→ INFORMATION PROVIDED
▶

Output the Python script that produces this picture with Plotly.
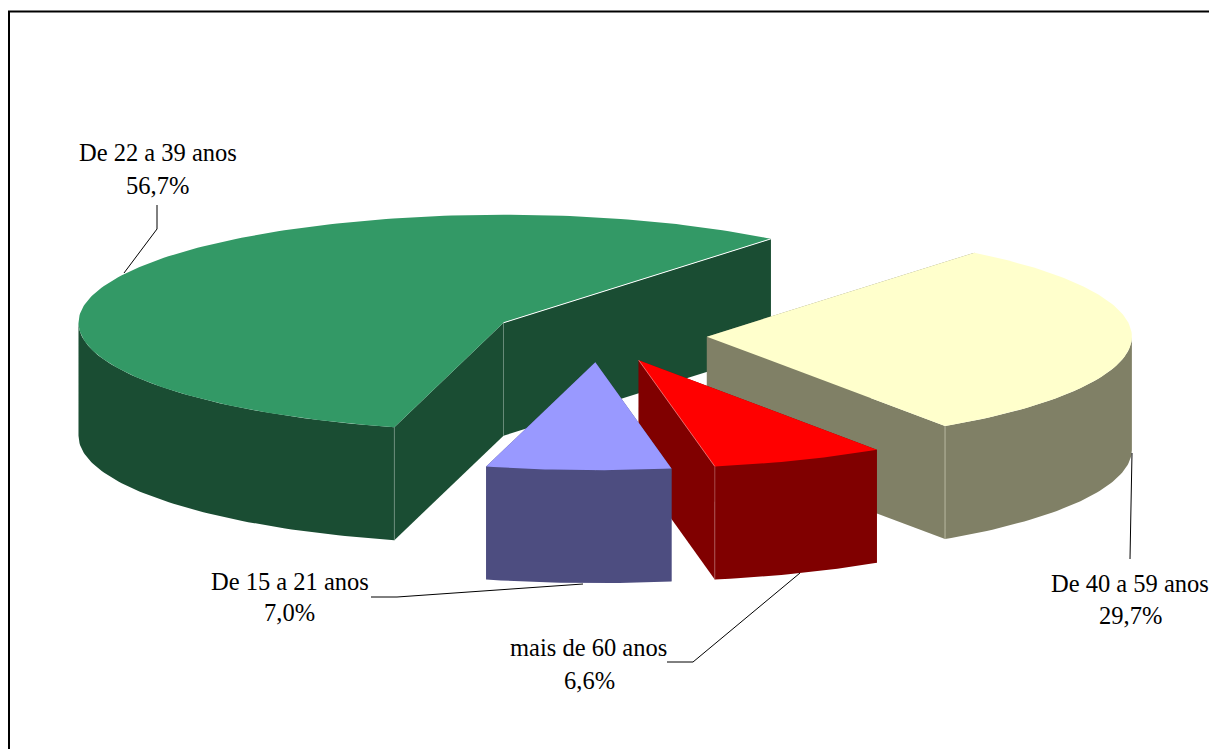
import math
import plotly.graph_objects as go

# Data, counter-clockwise from the first angle
categories = ["De 22 a 39 anos", "De 15 a 21 anos", "mais de 60 anos", "De 40 a 59 anos"]
values = [56.7, 7.0, 6.6, 29.7]
explode = [0.26, 0.247, 0.247, 0.247]
nudge_x = [0, -2.5, -3, 0]
top_colors = ["#339966", "#9999FF", "#FF0000", "#FFFFCC"]
side_colors = ["#1A4D33", "#4D4D80", "#800000", "#808066"]
edge_colors = ["#FFFFFF", "#9999FF", "#FFB0B0", "#FFFFCC"]
rib_colors = ["#6F8F7F", None, "#B06060", "#C4C4B0"]
draw_order = [0, 3, 2, 1]

# Pie projection
FIRST_ANGLE = 51.0
CX, CY, RX, RY, DEPTH = 602.0, 335.5, 425.0, 108.0, 113.0
W, H = 1209, 749

label_lines = [
    ("De 22 a 39 anos", 158, 152), ("56,7%", 157, 185),
    ("De 15 a 21 anos", 290, 581), ("7,0%", 289, 612),
    ("mais de 60 anos", 588.5, 647), ("6,6%", 589, 680),
    ("De 40 a 59 anos", 1130, 583), ("29,7%", 1130, 615),
]
leaders = [
    ([157, 157, 124], [205, 229, 273]),
    ([583, 397, 371], [584, 597, 597]),
    ([800, 693, 667], [573, 662, 662]),
    ([1132, 1130], [453, 559]),
]

fig = go.Figure()


def poly(xs, ys, fill):
    fig.add_trace(go.Scatter(x=xs, y=ys, mode="lines", fill="toself", fillcolor=fill,
                             line=dict(width=0, color=fill), hoverinfo="skip", showlegend=False))


def seg(xs, ys, color, width=1.0):
    fig.add_trace(go.Scatter(x=xs, y=ys, mode="lines", line=dict(color=color, width=width),
                             hoverinfo="skip", showlegend=False))


total = sum(values)
spans = []
a = FIRST_ANGLE
for v in values:
    b = a + v / total * 360
    spans.append((a, b))
    a = b

for i in draw_order:
    a0, a1 = spans[i]
    mid = math.radians((a0 + a1) / 2)
    ax = CX + explode[i] * RX * math.cos(mid) + nudge_x[i]
    ay = CY - explode[i] * RY * math.sin(mid)
    n = max(4, int(a1 - a0))
    degs = [a0 + (a1 - a0) * k / n for k in range(n + 1)]
    angs = [math.radians(d) for d in degs]
    rx = [ax + RX * math.cos(t) for t in angs]
    ry = [ay - RY * math.sin(t) for t in angs]
    side = side_colors[i]
    # inner walls
    for ex, ey in ((rx[0], ry[0]), (rx[-1], ry[-1])):
        poly([ax, ex, ex, ax, ax], [ay, ey, ey + DEPTH, ay + DEPTH, ay], side)
    # outer rim: only the front half of the ellipse is visible
    lo, hi = max(a0, 180.0), min(a1, 360.0)
    m = max(4, int(hi - lo))
    fd = [math.radians(lo + (hi - lo) * k / m) for k in range(m + 1)]
    fx = [ax + RX * math.cos(t) for t in fd]
    fy = [ay - RY * math.sin(t) for t in fd]
    poly(fx + fx[::-1] + [fx[0]], fy + [y + DEPTH for y in fy[::-1]] + [fy[0]], side)
    # thin vertical ribs
    if rib_colors[i]:
        if i == 0:
            seg([ax, ax], [ay, ay + DEPTH], rib_colors[i], 0.8)
            seg([rx[-1], rx[-1]], [ry[-1], ry[-1] + DEPTH], rib_colors[i], 0.8)
        elif i == 2:
            seg([rx[0], rx[0]], [ry[0], ry[0] + DEPTH], rib_colors[i], 0.8)
        elif i == 3:
            seg([rx[0], rx[0]], [ry[0], ry[0] + DEPTH], rib_colors[i], 0.8)
    # top face
    poly([ax] + rx + [ax], [ay] + ry + [ay], top_colors[i])
    if i == 0:
        seg([ax, rx[0]], [ay, ry[0]], edge_colors[i], 1.0)
    if i == 2:
        seg([ax, rx[0]], [ay, ry[0]], edge_colors[i], 0.6)

for xs, ys in leaders:
    seg(xs, ys, "#000000", 1.0)

annotations = [
    dict(x=x, y=y, text=t, xref="x", yref="y", showarrow=False, xanchor="center", yanchor="middle",
         font=dict(family="Liberation Serif", size=24.5, color="#000000"))
    for t, x, y in label_lines
]

fig.update_layout(
    width=W, height=H, margin=dict(l=0, r=0, t=0, b=0), autosize=False,
    paper_bgcolor="#FFFFFF", plot_bgcolor="#FFFFFF", showlegend=False,
    xaxis=dict(range=[0, W], visible=False, fixedrange=True),
    yaxis=dict(range=[H, 0], visible=False, fixedrange=True),
    annotations=annotations,
    shapes=[dict(type="rect", xref="x", yref="y", x0=9, y0=11.5, x1=W + 20, y1=H + 20,
                 line=dict(color="#000000", width=2), layer="below")],
)
fig.write_html("out.html", config=dict(displayModeBar=False),
               post_script="document.body.style.margin='0';document.body.style.overflow='hidden';")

◀

→ GIVEN INSTRUCTION
Without the pictures, retype the whole of the material above exactly.

→ SOLUTION TO THIS TASK
Output the Python script that produces this picture with Plotly.
import math
import plotly.graph_objects as go

# Data, counter-clockwise from the first angle
categories = ["De 22 a 39 anos", "De 15 a 21 anos", "mais de 60 anos", "De 40 a 59 anos"]
values = [56.7, 7.0, 6.6, 29.7]
explode = [0.26, 0.247, 0.247, 0.247]
nudge_x = [0, -2.5, -3, 0]
top_colors = ["#339966", "#9999FF", "#FF0000", "#FFFFCC"]
side_colors = ["#1A4D33", "#4D4D80", "#800000", "#808066"]
edge_colors = ["#FFFFFF", "#9999FF", "#FFB0B0", "#FFFFCC"]
rib_colors = ["#6F8F7F", None, "#B06060", "#C4C4B0"]
draw_order = [0, 3, 2, 1]

# Pie projection
FIRST_ANGLE = 51.0
CX, CY, RX, RY, DEPTH = 602.0, 335.5, 425.0, 108.0, 113.0
W, H = 1209, 749

label_lines = [
    ("De 22 a 39 anos", 158, 152), ("56,7%", 157, 185),
    ("De 15 a 21 anos", 290, 581), ("7,0%", 289, 612),
    ("mais de 60 anos", 588.5, 647), ("6,6%", 589, 680),
    ("De 40 a 59 anos", 1130, 583), ("29,7%", 1130, 615),
]
leaders = [
    ([157, 157, 124], [205, 229, 273]),
    ([583, 397, 371], [584, 597, 597]),
    ([800, 693, 667], [573, 662, 662]),
    ([1132, 1130], [453, 559]),
]

fig = go.Figure()


def poly(xs, ys, fill):
    fig.add_trace(go.Scatter(x=xs, y=ys, mode="lines", fill="toself", fillcolor=fill,
                             line=dict(width=0, color=fill), hoverinfo="skip", showlegend=False))


def seg(xs, ys, color, width=1.0):
    fig.add_trace(go.Scatter(x=xs, y=ys, mode="lines", line=dict(color=color, width=width),
                             hoverinfo="skip", showlegend=False))


total = sum(values)
spans = []
a = FIRST_ANGLE
for v in values:
    b = a + v / total * 360
    spans.append((a, b))
    a = b

for i in draw_order:
    a0, a1 = spans[i]
    mid = math.radians((a0 + a1) / 2)
    ax = CX + explode[i] * RX * math.cos(mid) + nudge_x[i]
    ay = CY - explode[i] * RY * math.sin(mid)
    n = max(4, int(a1 - a0))
    degs = [a0 + (a1 - a0) * k / n for k in range(n + 1)]
    angs = [math.radians(d) for d in degs]
    rx = [ax + RX * math.cos(t) for t in angs]
    ry = [ay - RY * math.sin(t) for t in angs]
    side = side_colors[i]
    # inner walls
    for ex, ey in ((rx[0], ry[0]), (rx[-1], ry[-1])):
        poly([ax, ex, ex, ax, ax], [ay, ey, ey + DEPTH, ay + DEPTH, ay], side)
    # outer rim: only the front half of the ellipse is visible
    lo, hi = max(a0, 180.0), min(a1, 360.0)
    m = max(4, int(hi - lo))
    fd = [math.radians(lo + (hi - lo) * k / m) for k in range(m + 1)]
    fx = [ax + RX * math.cos(t) for t in fd]
    fy = [ay - RY * math.sin(t) for t in fd]
    poly(fx + fx[::-1] + [fx[0]], fy + [y + DEPTH for y in fy[::-1]] + [fy[0]], side)
    # thin vertical ribs
    if rib_colors[i]:
        if i == 0:
            seg([ax, ax], [ay, ay + DEPTH], rib_colors[i], 0.8)
            seg([rx[-1], rx[-1]], [ry[-1], ry[-1] + DEPTH], rib_colors[i], 0.8)
        elif i == 2:
            seg([rx[0], rx[0]], [ry[0], ry[0] + DEPTH], rib_colors[i], 0.8)
        elif i == 3:
            seg([rx[0], rx[0]], [ry[0], ry[0] + DEPTH], rib_colors[i], 0.8)
    # top face
    poly([ax] + rx + [ax], [ay] + ry + [ay], top_colors[i])
    if i == 0:
        seg([ax, rx[0]], [ay, ry[0]], edge_colors[i], 1.0)
    if i == 2:
        seg([ax, rx[0]], [ay, ry[0]], edge_colors[i], 0.6)

for xs, ys in leaders:
    seg(xs, ys, "#000000", 1.0)

annotations = [
    dict(x=x, y=y, text=t, xref="x", yref="y", showarrow=False, xanchor="center", yanchor="middle",
         font=dict(family="Liberation Serif", size=24.5, color="#000000"))
    for t, x, y in label_lines
]

fig.update_layout(
    width=W, height=H, margin=dict(l=0, r=0, t=0, b=0), autosize=False,
    paper_bgcolor="#FFFFFF", plot_bgcolor="#FFFFFF", showlegend=False,
    xaxis=dict(range=[0, W], visible=False, fixedrange=True),
    yaxis=dict(range=[H, 0], visible=False, fixedrange=True),
    annotations=annotations,
    shapes=[dict(type="rect", xref="x", yref="y", x0=9, y0=11.5, x1=W + 20, y1=H + 20,
                 line=dict(color="#000000", width=2), layer="below")],
)
fig.write_html("out.html", config=dict(displayModeBar=False),
               post_script="document.body.style.margin='0';document.body.style.overflow='hidden';")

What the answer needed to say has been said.